• WRITTEN TASK
Everything in the listing except the pictures should be written out exactly.
'''
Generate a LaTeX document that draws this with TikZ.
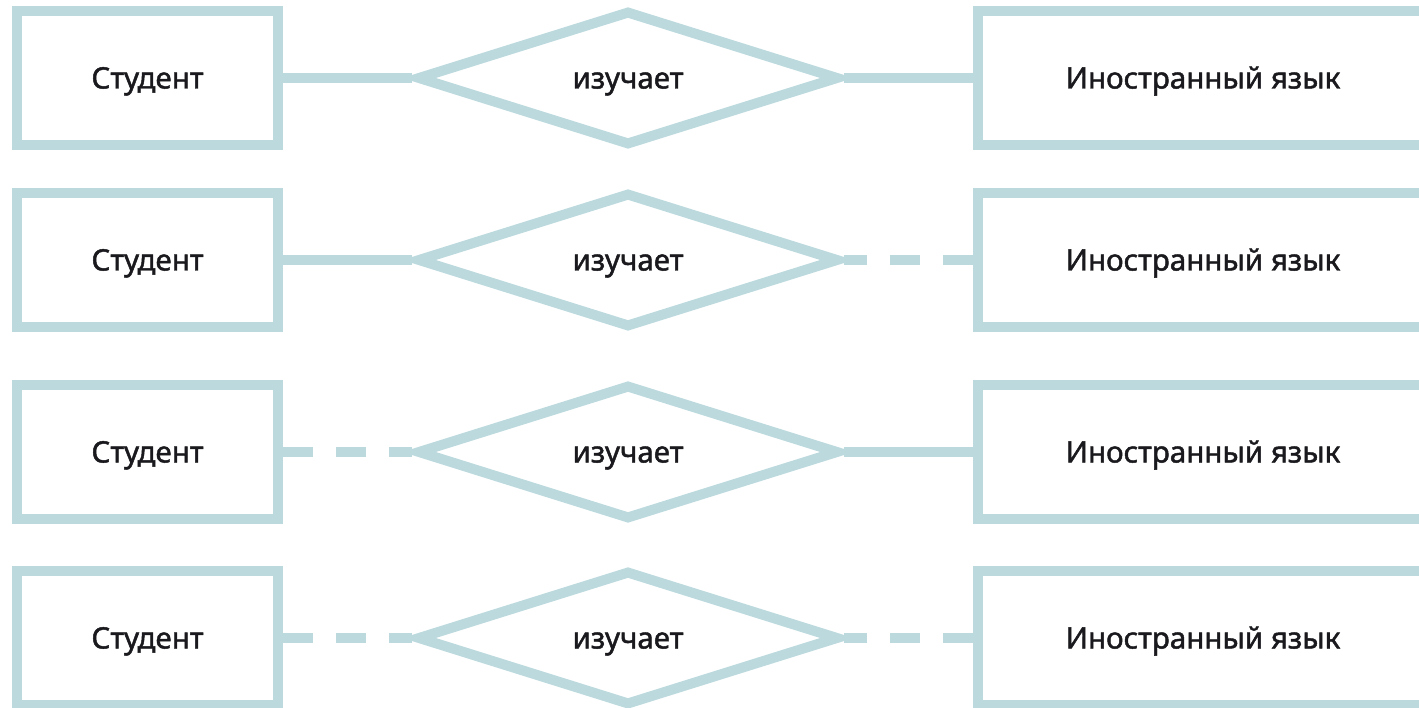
\documentclass[tikz,border=0pt]{standalone}
\usepackage{fontspec}
\setmainfont{Noto Sans}[FakeBold=1.5]
\usetikzlibrary{shapes.geometric}
\definecolor{erline}{RGB}{188,218,222}
\definecolor{ertext}{RGB}{26,26,30}
\tikzset{
  label font/.style={text=ertext, font=\fontsize{29.5}{34}\selectfont\bfseries,
    text height=21pt, text depth=0pt},
  entity/.style={draw=erline, line width=10pt, rectangle, inner sep=0pt,
    minimum height=134pt, label font},
  relation/.style={draw=erline, line width=10pt, diamond, inner sep=0pt,
    minimum width=422pt, minimum height=135pt, aspect=3.13, label font},
  link/.style={draw=erline, line width=10pt},
  dashlink/.style={link, dash pattern=on 30pt off 23pt}
}
\begin{document}
\begin{tikzpicture}[x=1pt, y=-1pt]
  \clip (0,0) rectangle (1419,708);
  \fill[white] (0,0) rectangle (1419,708);
  \foreach \i/\yy/\ls/\rs in {1/78/link/link, 2/260/link/dashlink,
                              3/452/dashlink/link, 4/638/dashlink/dashlink}{
    \node[entity, minimum width=261pt] (stud\i) at (147.5,\yy) {Студент};
    \node[relation] (rel\i) at (628,\yy) {изучает};
    \node[entity, minimum width=450pt] (lang\i) at (1203,\yy) {Иностранный язык};
    \draw[\ls] (stud\i.east) -- (rel\i.west);
    \draw[\rs] (lang\i.west) -- (rel\i.east);
  }
\end{tikzpicture}
\end{document}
'''
• SOLVED PROBLEM
Generate a LaTeX document that draws this with TikZ.
\documentclass[tikz,border=0pt]{standalone}
\usepackage{fontspec}
\setmainfont{Noto Sans}[FakeBold=1.5]
\usetikzlibrary{shapes.geometric}
\definecolor{erline}{RGB}{188,218,222}
\definecolor{ertext}{RGB}{26,26,30}
\tikzset{
  label font/.style={text=ertext, font=\fontsize{29.5}{34}\selectfont\bfseries,
    text height=21pt, text depth=0pt},
  entity/.style={draw=erline, line width=10pt, rectangle, inner sep=0pt,
    minimum height=134pt, label font},
  relation/.style={draw=erline, line width=10pt, diamond, inner sep=0pt,
    minimum width=422pt, minimum height=135pt, aspect=3.13, label font},
  link/.style={draw=erline, line width=10pt},
  dashlink/.style={link, dash pattern=on 30pt off 23pt}
}
\begin{document}
\begin{tikzpicture}[x=1pt, y=-1pt]
  \clip (0,0) rectangle (1419,708);
  \fill[white] (0,0) rectangle (1419,708);
  \foreach \i/\yy/\ls/\rs in {1/78/link/link, 2/260/link/dashlink,
                              3/452/dashlink/link, 4/638/dashlink/dashlink}{
    \node[entity, minimum width=261pt] (stud\i) at (147.5,\yy) {Студент};
    \node[relation] (rel\i) at (628,\yy) {изучает};
    \node[entity, minimum width=450pt] (lang\i) at (1203,\yy) {Иностранный язык};
    \draw[\ls] (stud\i.east) -- (rel\i.west);
    \draw[\rs] (lang\i.west) -- (rel\i.east);
  }
\end{tikzpicture}
\end{document}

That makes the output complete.